College of Engineering News • Iowa State University

These ISU drones wouldn’t harm a fly

Written by Jens Manuel Krogstad
See the original article on the Des Moines Register website

Drones will one day dot Iowa’s skies, saving lives and improving the environment one unmanned flight at a time, dreamers at Iowa State University say.

ISU students who showed off their creations last week on campus have good reason to believe this day will come sooner rather than later. The passion projects, created by students in their spare time, range from small hand-launched drones to solar-powered aircraft. Other projects at last week’s Make to Innovate expo included Mars rovers and flight simulators.
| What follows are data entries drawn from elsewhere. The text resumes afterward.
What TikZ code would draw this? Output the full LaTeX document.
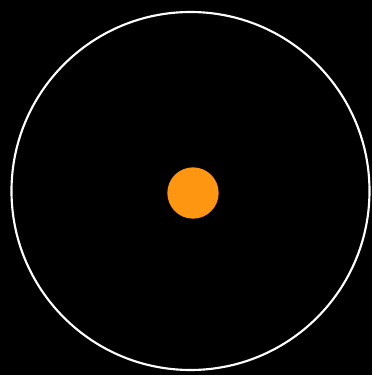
\documentclass[tikz,border=0pt]{standalone}
\usepackage{xcolor}
\usetikzlibrary{positioning}
\definecolor{sunorange}{RGB}{255,150,18}

\begin{document}
\begin{tikzpicture}[x=0.75pt, y=-0.75pt,
  orbit/.style={circle, draw=white, line width=1.6pt, inner sep=0pt, minimum size=268.5pt},
  sun/.style={circle, fill=sunorange, inner sep=0pt, minimum size=38.5pt}]
\fill[black] (0,0) rectangle (372,375);
\useasboundingbox (0,0) rectangle (372,375);
\node[orbit] (path) at (190.5,191) {};
\node[sun] (star) at (193,193) {};
\end{tikzpicture}
\end{document}
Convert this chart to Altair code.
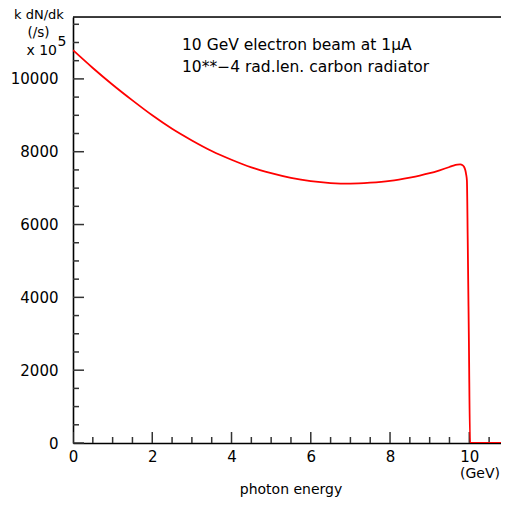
import altair as alt
import pandas as pd

# ---- data ----
energy = [0.0, 0.5, 1.0, 1.5, 2.0, 2.5, 3.0, 3.5, 4.0, 4.5, 5.0, 5.5, 6.0, 6.5,
          7.0, 7.5, 8.0, 8.5, 8.75, 9.0, 9.25, 9.5, 9.6, 9.7, 9.77, 9.83,
          9.87, 9.9, 9.92, 9.94, 9.96, 9.99, 10.02, 11.0]
kdndk = [10790, 10300, 9840, 9410, 9000, 8630, 8310, 8020, 7780, 7570, 7410,
         7280, 7190, 7140, 7125, 7150, 7200, 7290, 7345, 7410, 7490, 7580,
         7620, 7645, 7650, 7630, 7580, 7490, 7380, 7200, 5600, 2800, 0, 0]

x_major = [0, 2, 4, 6, 8, 10]
x_minor = [v / 2 for v in range(1, 22) if v % 4 != 0]
y_major = [0, 2000, 4000, 6000, 8000, 10000]
y_minor = [v * 500 for v in range(1, 24) if (v * 500) % 2000 != 0]
x_range = [0, 10.8]
y_range = [0, 11700]

title_lines = ["10 GeV electron beam at 1\u03bcA",
               "10**\u22124 rad.len. carbon radiator"]

W, H = 428, 426
FONT = "DejaVu Sans"

df = pd.DataFrame({"energy": energy, "kdndk": kdndk})
xs = alt.Scale(domain=x_range, nice=False, zero=False)
ys = alt.Scale(domain=y_range, nice=False, zero=False)

x_axis = alt.Axis(values=x_major, title=None, ticks=False, tickSize=0,
                  labelPadding=6, domainColor="black", domainWidth=1.6,
                  labelFontSize=15, labelColor="black", grid=False,
                  labelFont=FONT, labelFlush=False, format="d")
y_axis = alt.Axis(values=y_major, title=None, ticks=False, tickSize=0,
                  labelPadding=15, domainColor="black", domainWidth=1.6,
                  labelFontSize=15, labelColor="black", grid=False,
                  labelFont=FONT, format="d")

line = alt.Chart(df).mark_line(color="#ff0000", strokeWidth=1.8, clip=True,
                               interpolate="monotone").encode(
    x=alt.X("energy:Q", scale=xs, axis=x_axis),
    y=alt.Y("kdndk:Q", scale=ys, axis=y_axis),
)

def yticks(vals, length):
    return alt.Chart(pd.DataFrame({"v": vals})).mark_rule(
        color="#333333", strokeWidth=1.5).encode(
        y=alt.Y("v:Q", scale=ys, axis=y_axis),
        x=alt.value(0), x2=alt.value(length))

def xticks(vals, length):
    return alt.Chart(pd.DataFrame({"v": vals})).mark_rule(
        color="#333333", strokeWidth=1.5, clip=True).encode(
        x=alt.X("v:Q", scale=xs, axis=x_axis),
        y=alt.value(H), y2=alt.value(H - length))

top_frame = alt.Chart(pd.DataFrame({"a": [x_range[0]], "b": [x_range[1]],
                                    "c": [y_range[1]]})).mark_rule(
    color="black", strokeWidth=1.6).encode(
    x=alt.X("a:Q", scale=xs, axis=x_axis), x2="b:Q",
    y=alt.Y("c:Q", scale=ys, axis=y_axis))

def txt(s, x, y, align="center", size=14):
    return alt.Chart(pd.DataFrame({"t": [s]})).mark_text(
        font=FONT, fontSize=size, color="black", align=align,
        baseline="middle").encode(text="t:N", x=alt.value(x), y=alt.value(y))

layers = [
    yticks(y_major, 11), yticks(y_minor, 6),
    xticks(x_major, 11), xticks(x_minor, 6),
    top_frame, line,
    txt(title_lines[0], 109, 28, align="left", size=15.5),
    txt(title_lines[1], 109, 50, align="left", size=15.5),
    txt("k dN/dk", -34, -2, size=13),
    txt("(/s)", -34.5, 16, size=13.5),
    txt("x 10", -16, 34, align="right", size=14),
    txt("5", -11, 25, size=14),
    txt("(GeV)", W - 1, 457, align="right", size=14),
    txt("photon energy", 218, 473, size=14),
]

chart = alt.layer(*layers).properties(
    width=W, height=H,
    autosize=alt.AutoSizeParams(type="none"),
    padding={"left": 65, "top": 9, "right": 0, "bottom": 55},
).configure_view(stroke=None).configure(background="white")

chart.save("out.html", embed_options={"renderer": "svg", "actions": False})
One of those students, Adam Kaplan, 23, an ISU senior in aerospace engineering, began his CyDrone project in 2009 in a garage as an extension of his lifelong love of flying. A group of 10 students now works on it.

Kaplan said his lightweight crafts, launched by hand with a running start, are a far cry from the military drones the Iowa National Guard could remotely pilot in Des Moines starting next year. He imagines peaceful civilian uses: measuring radioactive contamination from the Japanese nuclear disaster in 2011, searching a wooded field with an infrared camera for a missing child, or locating survivors after a hurricane or flood.

Inspiration for ISU’s annual Make to Innovate expo came after the director of Defense Advanced Research Projects Agency, or DARPA, in 2010 told Congress that “to innovate, we must make,” said Rich Wlezien, chairman of ISU’s aerospace engineering department. Last week, 105 students and 15 groups showcased their work. “I believe these technologies will change the world,” Wlezien said.

Professors, students and industry representatives wandered from booth to booth last week. Silver-haired men in suits with name tags from aviation companies like Boeing and Rockwell Collins peppered students with questions.

Companies sometimes invest in student projects. Kaplan said CyDrone has received university funding and small grants from Boeing, an international aviation company. Materials for each drone cost about $3,000.

The ISU aerospace engineering department receives $6 million per year in outside research funding, Wlezien said. Top contributors are NASA, the National Science Foundation, aerospace company Pratt and Whitney, the National Oceanic and Atmospheric Administration and the Federal Aviation Administration.

University students and hobbyists around the country are developing drones, but Kaplan said the focus and capabilities of the CyDrone are unusual. It’s affordable and adaptable to a variety of uses, and can cover wide swaths of ground thanks to a range of about five miles. The operator can always reroute the drone mid-flight or take manual control at any time.

“We want to be the jack-of-all trades” for drones, he said. “There’s no runway required, no hangar required.”

The key to public acceptance is to highlight civilian applications, Kaplan said. Public debate in recent months over military drone strikes have sparked protests from those who worry about an erosion of civil liberties.

News of drones killing Americans overseas who are suspected terrorists need to be unlinked in people’s minds with the small, hand-launched plane a local sheriff will one day pull out of the trunk of his vehicle for a rescue mission, Kaplan said.

Drones have been used for years along the border with Mexico, according to the U.S. Customs and Border Protection agency. Interest from local law enforcement is growing, aided by federal grants and revised FAA regulations, according to the American Civil Liberties Union. The group is pushing to establish legal rules, such as a warrant requirement, to protect people from constant and abusive surveillance.

Local law enforcement agencies in Iowa don’t appear to be pursuing the technology yet, said Ben Stone, executive director of the ACLU of Iowa.

National interest in the technology is strong.

Patrick Vogel, an aerospace engineer whose company does work for Boeing, drove from St. Louis to see a simulation program that allows for the design and testing of an aircraft entirely on a computer.

The potential savings in time and money are enormous, he said.

“The professor of these guys, an old friend of mine, told me I had to come up here to see this,” he said. “I’ve just been impressed beyond belief.”

The ISU graduate students who designed the simulator said they didn’t get into aerospace engineering for the money. Dave Sikorski, 25, said he and his grandfather loved to watch space shuttle launches.

His classmate, Alex Lee, 25, smiled as he recalled building bottle rockets in his youth.

Kaplan’s interest in drones comes from a childhood fascination in Sioux City with planes of all types. He said he hoped as a kid to become a commercial pilot, but Type 1 diabetes forced him to abandon that dream.

He now focuses on the CyDrone project, which he will hand off to the next generation of undergraduates when he earns his degree this spring.

“I don’t want want to say aerospace engineering was my number two, but it was a way for me to do technical work with my passion,” Kaplan said.